No hay que ser demasiado listo para darse cuenta del avance sistemático del Estado sobre la economía. El nuestro no es un caso aislado sino que es uno de los muchos que muestra la historia universal, y en América latina asistimos a renovados ejemplos de estatismo populista.
Los tiempos de la política son diferentes de los de las empresas privadas. Y cuando el populismo invade el sistema político, más aún. Para que el sector privado logre establecer una clara ventaja competitiva requiere de muchos años para elevar la calidad de las habilidades humanas, mejorar los productos y los procesos y la penetración de mercados. En la actividad rural y agroindustrial, por ejemplo, los tiempos requeridos hasta ver los resultados finales son notoriamente prolongados. Pero en la política, el tiempo se acelera. La visión de los políticos está determinada por el electoralismo. Y así la mayor parte de los gobernantes se focalizan en el corto plazo. Porque pocos son los estadistas.
Así las cosas, las políticas económicas buscan beneficios inmediatos, que suelen derivar en perjuicios de mediano largo plazo, pues apuntan a la oferta presente, aunque por ello se castigue al productor. El ejemplo del trigo y de la carne es claro. Porque socavan el espíritu emprendedor y desalientan la innovación.
En nuestro país, puede decirse que la experiencia estatista se originó en la década de 1930, como respuesta a la Gran Crisis, con resultados relativamente exitosos pues su aplicación sólo era de carácter excepcional, para superar una coyuntura. Pero tal experiencia no se interrumpió sino que creció en las décadas posteriores como bien lo grafica la creación del IAPI, una junta central de comercialización cuyas políticas de precios castigaron la producción de bienes exportables. En esos años, la economía nacional se basaba en empresas con un nivel artificial de rentabilidad y eficiencia sustentadas en una densa red de subsidios y prebendas, lo que permitía un crecimiento aunque parcial en producción pero no en productividad.
La década de 1940 buscó en el mercado interno la fuerza motriz para el desarrollo, y en un esquema más cerrado, con restricciones cambiarias y de importación, promovió el Estado empresario. Algo similar sucedió en buena parte de los 70. En los últimos años, tal matriz ha ido instalándose de nuevo. La fuerza de la década del 40 está irrumpiendo en la economía con su secuela de inflación creciente.
Los recientes antecedentes de expropiaciones o confiscaciones auguran que, en un programa de "vamos por todo", la comercialización de granos y de productos del agro en general enfrenta un horizonte donde la intervención estatal tendería a crecer, aún en desmedro de la productividad, y apuntando a favorecer el mercado interno y a incrementar los ingresos fiscales.

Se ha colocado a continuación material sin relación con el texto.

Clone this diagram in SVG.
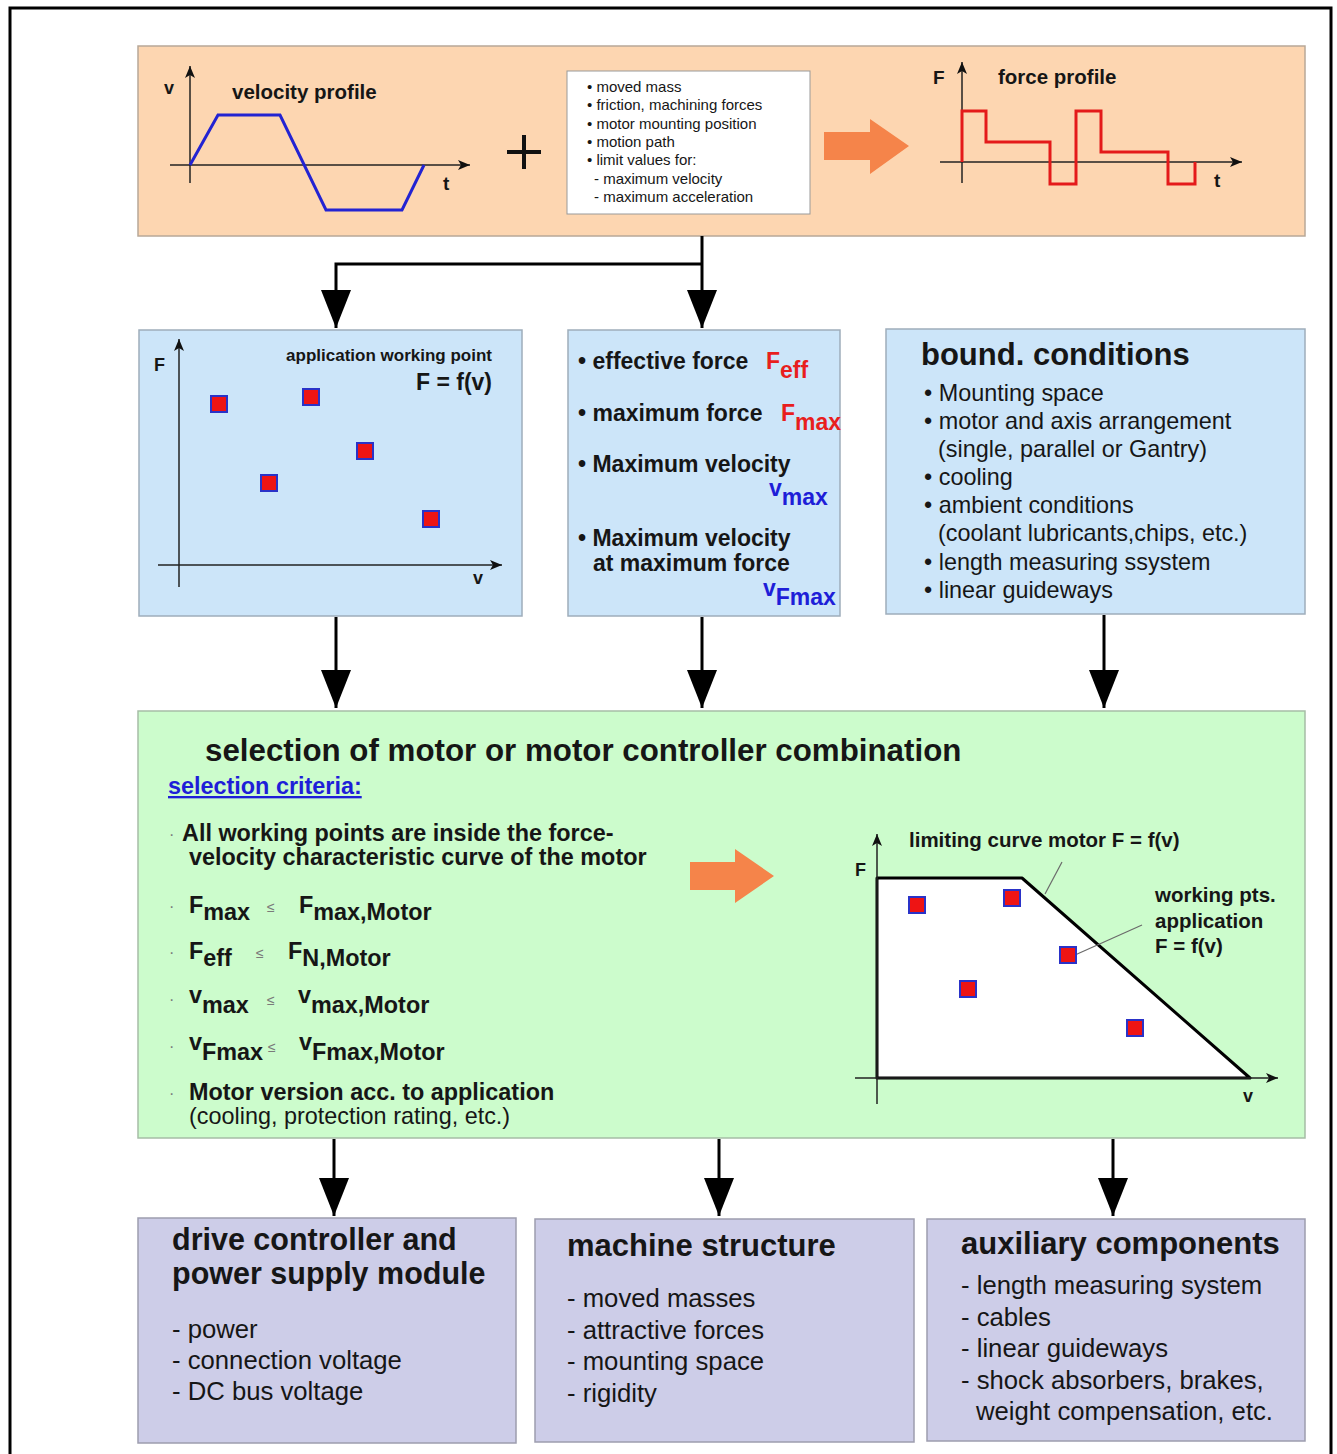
<svg xmlns="http://www.w3.org/2000/svg" width="1337" height="1454" viewBox="0 0 1337 1454">
  <defs>
    <style>
      text { font-family: "Liberation Sans", Arial, Helvetica, sans-serif; fill: #161616; }
      .b { font-weight: bold; }
      .peach { fill: #FDD6B1; stroke: #B8A898; stroke-width: 1.5; }
      .blue { fill: #CCE5F9; stroke: #9EADBB; stroke-width: 1.5; }
      .green { fill: #CCFCCC; stroke: #A6BDA6; stroke-width: 1.5; }
      .lav { fill: #CDCDE8; stroke: #9D9DAE; stroke-width: 1.5; }
      .axis { fill: none; stroke: #222; stroke-width: 1.5; }
      .pt { fill: #EE1414; stroke: #2A32C8; stroke-width: 2; }
      .conn { fill: none; stroke: #000; stroke-width: 3; }
      .orange { fill: #F5844A; }
      .red { fill: #E81E1E; }
      .bl { fill: #1E1ED8; }
      .le { fill: #7A7A7A; }
    </style>
    <marker id="arr" viewBox="0 0 38 30" refX="38" refY="15" markerWidth="38" markerHeight="30" markerUnits="userSpaceOnUse" orient="auto">
      <path d="M0,0 L38,15 L0,30 z" fill="#000"/>
    </marker>
    <marker id="ax" viewBox="0 0 12 10" refX="12" refY="5" markerWidth="12" markerHeight="10" markerUnits="userSpaceOnUse" orient="auto">
      <path d="M0,0 L12,5 L0,10 L3,5 z" fill="#111"/>
    </marker>
  </defs>

  <rect x="0" y="0" width="1337" height="1454" fill="#fff"/>
  <!-- outer frame -->
  <rect x="10" y="8" width="1321" height="1470" fill="none" stroke="#000" stroke-width="3"/>

  <!-- input band: velocity profile + data -> force profile -->
  <g id="inputs">
    <rect class="peach" x="138" y="46" width="1167" height="190"/>
    <line class="axis" x1="190" y1="183" x2="190" y2="66" marker-end="url(#ax)"/>
    <line class="axis" x1="170" y1="165" x2="470" y2="165" marker-end="url(#ax)"/>
    <polyline points="190,165 218,115 280,115 326,210 402,210 424,165" fill="none" stroke="#2323D2" stroke-width="3"/>
    <text class="b" x="164" y="94" font-size="18">v</text>
    <text class="b" x="232" y="99" font-size="20.5">velocity profile</text>
    <text class="b" x="443" y="190" font-size="19">t</text>
    <path d="M507,152 H541 M524,135 V169" stroke="#111" stroke-width="4" fill="none"/>
    <rect x="567" y="71" width="243" height="143" fill="#fff" stroke="#999" stroke-width="1"/>
    <g font-size="15">
      <text x="587" y="92">• moved mass</text>
      <text x="587" y="110">• friction, machining forces</text>
      <text x="587" y="129">• motor mounting position</text>
      <text x="587" y="147">• motion path</text>
      <text x="587" y="165">• limit values for:</text>
      <text x="594" y="184">- maximum velocity</text>
      <text x="594" y="202">- maximum acceleration</text>
    </g>
    <polygon class="orange" points="824,132 870,132 870,119 909,146 870,174 870,160 824,160"/>
    <line class="axis" x1="962" y1="183" x2="962" y2="62" marker-end="url(#ax)"/>
    <line class="axis" x1="940" y1="162" x2="1242" y2="162" marker-end="url(#ax)"/>
    <polyline points="962,162 962,111 986,111 986,142 1050,142 1050,184 1076,184 1076,111 1101,111 1101,152 1168,152 1168,184 1195,184 1195,162" fill="none" stroke="#E41A1A" stroke-width="3"/>
    <text class="b" x="933" y="84" font-size="19">F</text>
    <text class="b" x="998" y="84" font-size="20.5">force profile</text>
    <text class="b" x="1214" y="187" font-size="19">t</text>
  </g>

  <!-- working points of the application -->
  <g id="working-points">
    <rect class="blue" x="139" y="330" width="383" height="286"/>
    <line class="axis" x1="179" y1="587" x2="179" y2="339" marker-end="url(#ax)"/>
    <line class="axis" x1="158" y1="565" x2="502" y2="565" marker-end="url(#ax)"/>
    <text class="b" x="154" y="371" font-size="18">F</text>
    <text class="b" x="473" y="584" font-size="18">v</text>
    <text class="b" x="492" y="361" font-size="17" text-anchor="end">application working point</text>
    <text class="b" x="492" y="390" font-size="23" text-anchor="end">F = f(v)</text>
    <g>
      <rect class="pt" x="211" y="396" width="16" height="16"/>
      <rect class="pt" x="303" y="389" width="16" height="16"/>
      <rect class="pt" x="357" y="443" width="16" height="16"/>
      <rect class="pt" x="261" y="475" width="16" height="16"/>
      <rect class="pt" x="423" y="511" width="16" height="16"/>
    </g>
  </g>

  <!-- characteristic values -->
  <g id="characteristics" font-size="23">
    <rect class="blue" x="568" y="330" width="272" height="286"/>
    <text class="b" x="578" y="369">• effective force<tspan class="red" x="766" y="369">F</tspan><tspan class="red" dy="9">eff</tspan></text>
    <text class="b" x="578" y="421">• maximum force<tspan class="red" x="781" y="421">F</tspan><tspan class="red" dy="9">max</tspan></text>
    <text class="b" x="578" y="472">• Maximum velocity</text>
    <text class="b bl" x="769" y="496">v<tspan dy="9">max</tspan></text>
    <text class="b" x="578" y="546">• Maximum velocity</text>
    <text class="b" x="593" y="571">at maximum force</text>
    <text class="b bl" x="763" y="596">v<tspan dy="9">Fmax</tspan></text>
  </g>

  <!-- boundary conditions -->
  <g id="boundary-conditions">
    <rect class="blue" x="886" y="329" width="419" height="285"/>
    <text class="b" x="921" y="365" font-size="31">bound. conditions</text>
    <g font-size="23.4">
      <text x="924" y="401">• Mounting space</text>
      <text x="924" y="429">• motor and axis arrangement</text>
      <text x="938" y="457">(single, parallel or Gantry)</text>
      <text x="924" y="485">• cooling</text>
      <text x="924" y="513">• ambient conditions</text>
      <text x="938" y="541">(coolant lubricants,chips, etc.)</text>
      <text x="924" y="570">• length measuring ssystem</text>
      <text x="924" y="598">• linear guideways</text>
    </g>
  </g>

  <!-- motor selection -->
  <g id="motor-selection">
    <rect class="green" x="138" y="711" width="1167" height="427"/>
    <text class="b" x="205" y="761" font-size="31.3">selection of motor or motor controller combination</text>
    <text class="b bl" x="168" y="794" font-size="23.4" text-decoration="underline">selection criteria:</text>
    <g font-size="23.4">
      <text class="le" x="169" y="840" font-size="16">·</text>
      <text class="b" x="182" y="841">All working points are inside the force-<tspan x="189" y="865">velocity characteristic curve of the motor</tspan></text>

      <text class="le" x="169" y="912" font-size="16">·</text>
      <text class="b" x="189" y="913">F<tspan dy="7">max</tspan></text>
      <text class="le" x="267" y="912" font-size="14">≤</text>
      <text class="b" x="299" y="913">F<tspan dy="7">max,Motor</tspan></text>

      <text class="le" x="169" y="958" font-size="16">·</text>
      <text class="b" x="189" y="959">F<tspan dy="7">eff</tspan></text>
      <text class="le" x="256" y="958" font-size="14">≤</text>
      <text class="b" x="288" y="959">F<tspan dy="7">N,Motor</tspan></text>

      <text class="le" x="169" y="1005" font-size="16">·</text>
      <text class="b" x="189" y="1003">v<tspan dy="10">max</tspan></text>
      <text class="le" x="267" y="1005" font-size="14">≤</text>
      <text class="b" x="298" y="1003">v<tspan dy="10">max,Motor</tspan></text>

      <text class="le" x="169" y="1052" font-size="16">·</text>
      <text class="b" x="189" y="1050">v<tspan dy="10">Fmax</tspan></text>
      <text class="le" x="268" y="1052" font-size="14">≤</text>
      <text class="b" x="299" y="1050">v<tspan dy="10">Fmax,Motor</tspan></text>

      <text class="le" x="169" y="1099" font-size="16">·</text>
      <text class="b" x="189" y="1100">Motor version acc. to application<tspan font-weight="normal" x="189" y="1124">(cooling, protection rating, etc.)</tspan></text>
    </g>
    <polygon class="orange" points="690,862 735,862 735,849 774,876 735,903 735,890 690,890"/>
    <!-- motor limiting curve with working points -->
    <polygon points="877,878 1022,878 1250,1078 877,1078" fill="#fff" stroke="#000" stroke-width="3" stroke-linejoin="round"/>
    <line class="axis" x1="877" y1="1104" x2="877" y2="834" marker-end="url(#ax)"/>
    <line class="axis" x1="855" y1="1078" x2="1278" y2="1078" marker-end="url(#ax)"/>
    <line x1="1062" y1="862" x2="1045" y2="894" stroke="#6A6A6A" stroke-width="1.2"/>
    <line x1="1142" y1="925" x2="1075" y2="955" stroke="#6A6A6A" stroke-width="1.2"/>
    <rect class="pt" x="909" y="897" width="16" height="16"/>
    <rect class="pt" x="1004" y="890" width="16" height="16"/>
    <rect class="pt" x="1060" y="947" width="16" height="16"/>
    <rect class="pt" x="960" y="981" width="16" height="16"/>
    <rect class="pt" x="1127" y="1020" width="16" height="16"/>
    <text class="b" x="855" y="876" font-size="18">F</text>
    <text class="b" x="1243" y="1102" font-size="18">v</text>
    <g font-size="20.5">
      <text class="b" x="909" y="847">limiting curve motor F = f(v)</text>
      <text class="b" x="1155" y="902">working pts.<tspan x="1155" y="928">application</tspan><tspan x="1155" y="953">F = f(v)</tspan></text>
    </g>
  </g>

  <!-- resulting requirements -->
  <g id="drive-controller">
    <rect class="lav" x="138" y="1218" width="378" height="225"/>
    <text class="b" x="172" y="1250" font-size="30.5">drive controller and</text>
    <text class="b" x="172" y="1284" font-size="30.5">power supply module</text>
    <g font-size="25.7">
      <text x="172" y="1338">- power</text>
      <text x="172" y="1369">- connection voltage</text>
      <text x="172" y="1400">- DC bus voltage</text>
    </g>
  </g>

  <g id="machine-structure">
    <rect class="lav" x="535" y="1219" width="379" height="223"/>
    <text class="b" x="567" y="1256" font-size="31">machine structure</text>
    <g font-size="25.7">
      <text x="567" y="1307">- moved masses</text>
      <text x="567" y="1339">- attractive forces</text>
      <text x="567" y="1370">- mounting space</text>
      <text x="567" y="1402">- rigidity</text>
    </g>
  </g>

  <g id="auxiliary-components">
    <rect class="lav" x="927" y="1219" width="378" height="222"/>
    <text class="b" x="961" y="1254" font-size="31">auxiliary components</text>
    <g font-size="25.7">
      <text x="961" y="1294">- length measuring system</text>
      <text x="961" y="1326">- cables</text>
      <text x="961" y="1357">- linear guideways</text>
      <text x="961" y="1389">- shock absorbers, brakes,<tspan x="976" y="1420">weight compensation, etc.</tspan></text>
    </g>
  </g>

  <!-- connectors -->
  <g id="connectors">
    <path class="conn" d="M702,236 V328" marker-end="url(#arr)"/>
    <path class="conn" d="M702,264 H336 V328" marker-end="url(#arr)"/>
    <path class="conn" d="M336,617 V708" marker-end="url(#arr)"/>
    <path class="conn" d="M702,617 V708" marker-end="url(#arr)"/>
    <path class="conn" d="M1104,615 V708" marker-end="url(#arr)"/>
    <path class="conn" d="M334,1139 V1216" marker-end="url(#arr)"/>
    <path class="conn" d="M719,1139 V1216" marker-end="url(#arr)"/>
    <path class="conn" d="M1113,1139 V1216" marker-end="url(#arr)"/>
  </g>
</svg>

La muerte de Chávez deja un espacio. Su desaparición, más que aletargar el ímpetu intervencionista de la Presidenta, podría incrementarlo, y de esta forma el Gobierno todo tendería alinearse más todavía con la acción gubernamental de la Venezuela de los últimos años.
Este año será el tiempo de los grandes desafíos para los integrantes de la cadena agroindustrial. La mejor estrategia será la concientización en la sociedad toda de la imperiosa necesidad de crecimiento en el agro como forma de mejorar la calidad de vida de todos los ciudadanos. Como escribiera el reconocido economista Julio H. G. Olivera: "Dentro de un marco de crecimiento de los recursos productivos y de avance tecnológico, la industrialización no sólo es compatible con el aumento de la producción rural sino que en general depende de él a corto y largo plazo".
Habrá que ponerse a trabajar. Mucho más duro. Mediante la creación de estructuras y procesos sociopolíticos interactivos que estimulen la comunicación entre los actores involucrados y hacia la comunidad.